DALLAS Feb. 8, 2011 The popular drug dutasteride may not be a cost-effective way to prevent prostate cancer in men who are at elevated risk of developing the disease, according to findings by a UT Southwestern Medical Center researcher.

In a study available in the January issue of Cancer Prevention Research, investigators found that the medication, at an annual cost of $1,400, is impractical when compared to the marginal impact on survival and quality of life in at-risk groups. The drug is indicated for the treatment of enlarged prostates but also is widely prescribed for chemoprevention.

"Because prostate cancer is the most common cancer in men, the implications of this data are significant since there could be millions of men who would be eligible for anti-cancer drugs," said Dr. Yair Lotan, associate professor of urology at UT Southwestern. "Prior to instituting a chemoprevention strategy to a large population, the utility and cost need to be well understood. Whether a medication improves survival, how it affects quality of life, and what its financial implications will be are all critical issues. Because dutasteride typically is prescribed for the lifetime of the patient, and therefore taken daily for decades, the cost issue is particularly relevant."

Prior research has shown that dutasteride reduced the relative risk of prostate cancer over a four-year period by 22.8 percent, but questions have remained about its cost-effectiveness. The current study analyzed the lifetime health-related costs of the drug in patients at greater risk of developing prostate cancer and compared them to other factors, such as quality and length of life.

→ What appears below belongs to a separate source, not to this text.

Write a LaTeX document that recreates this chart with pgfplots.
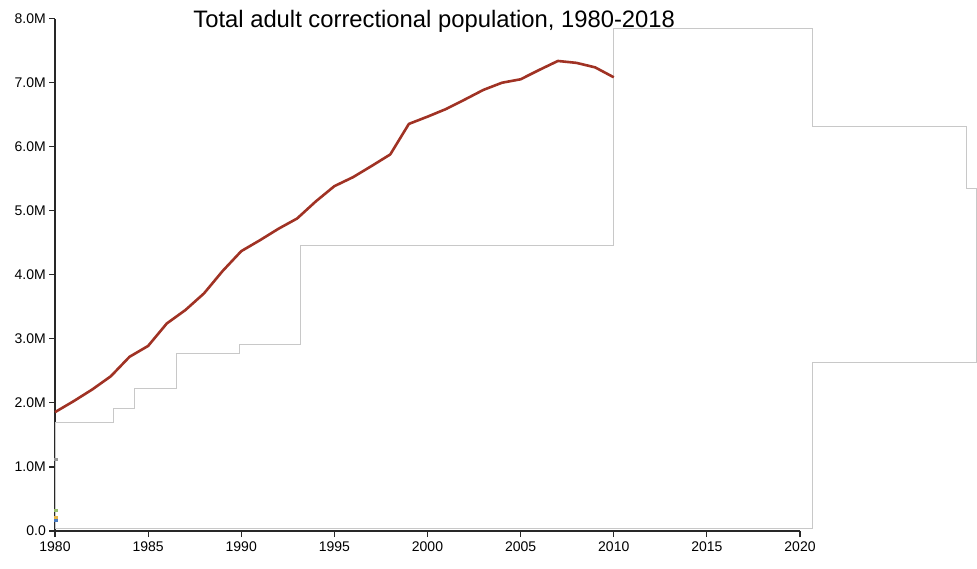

Dr. Lotan and his colleague, Dr. Robert Svatek of UT Health Science Center at San Antonio, used a Markov probability model to compare the lifetime cost of taking dutasteride with no therapy. They used data from a previous trial and studies that evaluated outcomes of patients with prostate cancer, including treatment-related complications to create the model. The primary outcome was measured in quality-adjusted life years (QALY), which takes into account both quality and quantity of life.

"The study found that dutasteride was not cost-effective for chemoprevention unless and until a strategy is developed for targeting very high-risk patients and the cost of the drug decreases," said Dr. Lotan. "For the average man, the drug provides minimal survival benefits, and the reduction on treatment-related complications does not compensate for the high costs of every man taking the drug for many years."